In the countries of East and Central Europe, the economists say, the cut has been far less dramatic - a savings of 4,500-million dollars over the five years, with a drop of 1.7 percentage points of their economies being spent on defense. However, they point out, the largest drop occured between 1990 and 1993, when military outlays among these nations fell to 2.8 percent of GDP and that since then, the figure has gradually worked back up to 3 percent of GDP. That is still 1.7 percent less of their economies being spend on defense compared to 1990. The three economists - Sanjeev Gupta, Jerald Schiff and Benedict Clements - are experts in the IMF's Fiscal Affairs Department and have been studying global military spending for several years. They say that for the world as a whole, the savings from these military cuts is staggering. "If military expenditures as a share of GDP had been maintained at 1990 levels, spending in 1995 would have been some 345,000-million dollars higher." Even worse, if the ratio of military spending to the overall global economy had continued at its 1985 level, defense spending in 1995 would have been 720,000- million dollars higher than it was.

The economists say this implies a "growing global resource savings - or peace dividend." While the linkage between military spending and other government outlays remains complex and difficult to observe directly, they say, the evidence is that countries which made the sharpest cuts in military spending used the money, in part, to finance social expenditures and, in part, returned it to the private sector.

If that in fact is what most did, they say, it is a potential boost to private investment. If the savings was used for deficit reduction - cutting government spending and reducing debt - then the money is being used for public investment.

The few countries in the world which did not cut military spending over the period, or even raised it - about 25, mostly in Africa and Asia - tended to increase non-military spending as well, raising fiscal deficits while cutting capital spending. That suggests, the economists say, "that military spending may crowd out both private and public investment."

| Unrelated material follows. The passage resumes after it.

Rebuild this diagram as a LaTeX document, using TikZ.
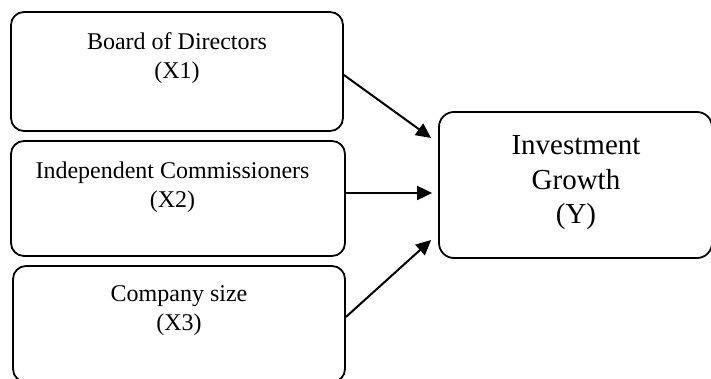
\documentclass[tikz,border=0pt]{standalone}
\usepackage{fontspec}
\setmainfont{Liberation Serif}
\usetikzlibrary{arrows.meta}
\begin{document}
\begin{tikzpicture}[x=1pt,y=-1pt,
  box/.style={draw=black, line width=1.8pt, rounded corners=13pt, inner sep=0pt},
  lbl/.style={align=center, inner sep=0pt, font=\fontsize{24}{29}\selectfont},
  ylbl/.style={align=center, inner sep=0pt, font=\fontsize{29}{34.5}\selectfont},
  arr/.style={line width=2pt, -{Triangle[length=15pt,width=14pt]}}]
\useasboundingbox (0,0) rectangle (711,379);
\node[box, minimum width=332pt, minimum height=119pt] (b1) at (177,71.5) {};
\node[box, minimum width=334pt, minimum height=115pt] (b2) at (178,198.5) {};
\node[box, minimum width=332pt, minimum height=116pt] (b3) at (179,324) {};
\node[box, rounded corners=15pt, minimum width=273pt, minimum height=146pt] (y) at (575.5,185) {};
\node[lbl] (t1) at (177,58.5) {Board of Directors\\(X1)};
\node[lbl] (t2) at (172.5,187.5) {Independent Commissioners\\(X2)};
\node[lbl] (t3) at (179,310.5) {Company size\\(X3)};
\node[ylbl] (ty) at (576,183) {Investment\\Growth\\(Y)};
\draw[arr] ([yshift=-3.5pt]b1.east) -- ([xshift=-7pt,yshift=47pt]y.west);
\draw[arr] ([yshift=5.5pt]b2.east) -- ([xshift=-6pt,yshift=-8pt]y.west);
\draw[arr] ([yshift=7pt]b3.east) -- ([xshift=-7pt,yshift=-55pt]y.west);
\end{tikzpicture}
\end{document}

The global savings from the cut in military outlays is not likely to continue to grow, however, the economists suggest. A minimum level of spending for national defense is likely to remain necessary for the foreseeable future. That is especially true for the nations of the ex-Soviet Union, East and Central Europe. They say "this makes it all the more imperative that the savings from cuts already made be used efficiently and equitably."